• [TASK TO COMPLETE] From the first line of the listing below to the line with "const ref = useRef<HTMLCanvasElement>(null);", print each line exactly, and nothing more. Leave out the pictures.

[Start]

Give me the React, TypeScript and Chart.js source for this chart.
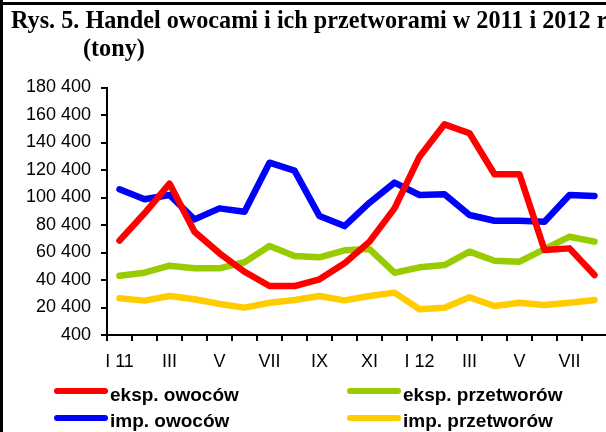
import React, { useEffect, useRef } from "react";
import { Chart, registerables } from "chart.js";

Chart.register(...registerables);

const titleLine1 = "Rys. 5. Handel owocami i ich przetworami w 2011 i 2012 r.";
const titleLine2 = "(tony)";

const months = [
  "I 11", "II", "III", "IV", "V", "VI", "VII", "VIII", "IX", "X", "XI", "XII",
  "I 12", "II", "III", "IV", "V", "VI", "VII", "VIII",
];

const seriesNames = ["eksp. owoców", "eksp. przetworów", "imp. owoców", "imp. przetworów"];

const ekspOwocow = [
  69000, 88900, 110500, 75500, 59800, 46400, 36000, 36000, 40900, 52500,
  68300, 92500, 130100, 153600, 147100, 117300, 117300, 62200, 63400, 44000,
];
const ekspPrzetworow = [
  43500, 45700, 50800, 48900, 48900, 53300, 65100, 57900, 56900, 62000,
  62900, 45700, 49600, 51300, 61000, 54400, 53700, 62900, 71900, 68300,
];
const impOwocow = [
  106400, 99100, 102200, 84500, 92500, 90100, 125700, 119900, 86900, 79600,
  96600, 111200, 102200, 102700, 87700, 83500, 83500, 82800, 102200, 101500,
];
const impPrzetworow = [
  27100, 25400, 28800, 26400, 23000, 20300, 23900, 25900, 28800, 25600,
  28800, 31200, 19100, 20300, 27800, 21500, 23900, 22200, 23900, 25900,
];

const yTicks = [400, 20400, 40400, 60400, 80400, 100400, 120400, 140400, 160400, 180400];

const colors = ["#FF0000", "#99CC00", "#0000FF", "#FFCC00"];
const seriesData = [ekspOwocow, ekspPrzetworow, impOwocow, impPrzetworow];

const sansFamily = "'Liberation Sans', Arial, Helvetica, sans-serif";

function fmt(v: number): string {
  const th = Math.floor(v / 1000);
  const rest = v % 1000;
  if (th === 0) return String(rest);
  return th + " " + String(rest).padStart(3, "0");
}

export default function App() {
  const ref = useRef<HTMLCanvasElement>(null);

  useEffect(() => {
    const chart = new Chart(ref.current as HTMLCanvasElement, {
      type: "line",
      data: {
        labels: months,
        datasets: seriesData.map((d, i) => ({
          label: seriesNames[i],
          data: d,
          borderColor: colors[i],
          backgroundColor: colors[i],
          borderWidth: 6.5,
          pointRadius: 0,
          pointHoverRadius: 0,
          tension: 0,
          fill: false,
          borderJoinStyle: "round" as const,
          borderCapStyle: "round" as const,
        })),
      },
      options: {
        responsive: false,
        animation: false,
        devicePixelRatio: 1,
        layout: { padding: { top: 87.5, right: 13, left: 0, bottom: 0 } },
        plugins: {
          legend: { display: false },
          tooltip: { enabled: false },
          title: { display: false },
        },
        scales: {
          x: {
            offset: true,
            grid: {
              offset: true,
              drawOnChartArea: false,
              drawTicks: true,
              tickLength: 6,
              color: "#000",
              lineWidth: 2,
            },
            border: { display: true, color: "#000", width: 2 },
            ticks: {
              autoSkip: false,
              maxRotation: 0,
              minRotation: 0,
              color: "#000",
              padding: 10,
              font: { family: sansFamily, size: 18 },
              callback: (_v: any, i: number) => (i % 2 === 0 ? months[i] : ""),
            },
            afterFit: (s: any) => {
              s.height = 97;
            },
          },
          y: {
            min: 400,
            max: 180400,
            afterBuildTicks: (s: any) => {
              s.ticks = yTicks.map((v) => ({ value: v }));
            },
            grid: {
              drawOnChartArea: false,
              drawTicks: true,
              tickLength: 6,
              color: "#000",
              lineWidth: 2,
            },
            border: { display: true, color: "#000", width: 2 },
            ticks: {
              color: "#000",
              padding: 10,
              font: { family: sansFamily, size: 18 },
              callback: (v: any) => fmt(Number(v)),
            },
            afterFit: (s: any) => {
              s.width = 107;
            },
          },
        },
      },
    });
    return () => chart.destroy();
  }, []);

  const legendPos = [
    { left: 54, lineY: 391, textTop: 385 },
    { left: 347, lineY: 391, textTop: 385 },
    { left: 54, lineY: 418, textTop: 411 },
    { left: 347, lineY: 418, textTop: 411 },
  ];

  return (
    <div
      style={{
        position: "fixed",
        left: 0,
        top: 0,
        width: 606,
        height: 432,
        overflow: "hidden",
        background: "#fff",
      }}
    >
      <canvas
        ref={ref}
        width={620}
        height={432}
        style={{ position: "absolute", left: 0, top: 0, width: 620, height: 432, display: "block" }}
      />
      <div
        style={{
          position: "absolute",
          left: 11,
          top: 6,
          fontFamily: "'Liberation Serif', 'Times New Roman', serif",
          fontWeight: "bold",
          fontSize: 24.2,
          lineHeight: "28px",
          whiteSpace: "nowrap",
          color: "#000",
        }}
      >
        {titleLine1}
      </div>
      <div
        style={{
          position: "absolute",
          left: 83,
          top: 34,
          fontFamily: "'Liberation Serif', 'Times New Roman', serif",
          fontWeight: "bold",
          fontSize: 24.2,
          lineHeight: "28px",
          whiteSpace: "nowrap",
          color: "#000",
        }}
      >
        {titleLine2}
      </div>
      {seriesNames.map((name, i) => (
        <React.Fragment key={name}>
          <div
            style={{
              position: "absolute",
              left: legendPos[i].left,
              top: legendPos[i].lineY - 3,
              width: 54,
              height: 6,
              borderRadius: 3,
              background: colors[i],
            }}
          />
          <div
            style={{
              position: "absolute",
              left: legendPos[i].left + 56,
              top: legendPos[i].textTop,
              fontFamily: sansFamily,
              fontWeight: "bold",
              fontSize: 19,
              lineHeight: "19px",
              whiteSpace: "nowrap",
              color: "#000",
            }}
          >
            {name}
          </div>
        </React.Fragment>
      ))}
      <div style={{ position: "absolute", left: 0, top: 0, width: 3, height: 432, background: "#000" }} />
      <div style={{ position: "absolute", left: 0, top: 2, width: 606, height: 3, background: "#000" }} />
    </div>
  );
}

[End]

• [RESPONSE TO THIS EXERCISE]
Give me the React, TypeScript and Chart.js source for this chart.
import React, { useEffect, useRef } from "react";
import { Chart, registerables } from "chart.js";

Chart.register(...registerables);

const titleLine1 = "Rys. 5. Handel owocami i ich przetworami w 2011 i 2012 r.";
const titleLine2 = "(tony)";

const months = [
  "I 11", "II", "III", "IV", "V", "VI", "VII", "VIII", "IX", "X", "XI", "XII",
  "I 12", "II", "III", "IV", "V", "VI", "VII", "VIII",
];

const seriesNames = ["eksp. owoców", "eksp. przetworów", "imp. owoców", "imp. przetworów"];

const ekspOwocow = [
  69000, 88900, 110500, 75500, 59800, 46400, 36000, 36000, 40900, 52500,
  68300, 92500, 130100, 153600, 147100, 117300, 117300, 62200, 63400, 44000,
];
const ekspPrzetworow = [
  43500, 45700, 50800, 48900, 48900, 53300, 65100, 57900, 56900, 62000,
  62900, 45700, 49600, 51300, 61000, 54400, 53700, 62900, 71900, 68300,
];
const impOwocow = [
  106400, 99100, 102200, 84500, 92500, 90100, 125700, 119900, 86900, 79600,
  96600, 111200, 102200, 102700, 87700, 83500, 83500, 82800, 102200, 101500,
];
const impPrzetworow = [
  27100, 25400, 28800, 26400, 23000, 20300, 23900, 25900, 28800, 25600,
  28800, 31200, 19100, 20300, 27800, 21500, 23900, 22200, 23900, 25900,
];

const yTicks = [400, 20400, 40400, 60400, 80400, 100400, 120400, 140400, 160400, 180400];

const colors = ["#FF0000", "#99CC00", "#0000FF", "#FFCC00"];
const seriesData = [ekspOwocow, ekspPrzetworow, impOwocow, impPrzetworow];

const sansFamily = "'Liberation Sans', Arial, Helvetica, sans-serif";

function fmt(v: number): string {
  const th = Math.floor(v / 1000);
  const rest = v % 1000;
  if (th === 0) return String(rest);
  return th + " " + String(rest).padStart(3, "0");
}

export default function App() {
  const ref = useRef<HTMLCanvasElement>(null);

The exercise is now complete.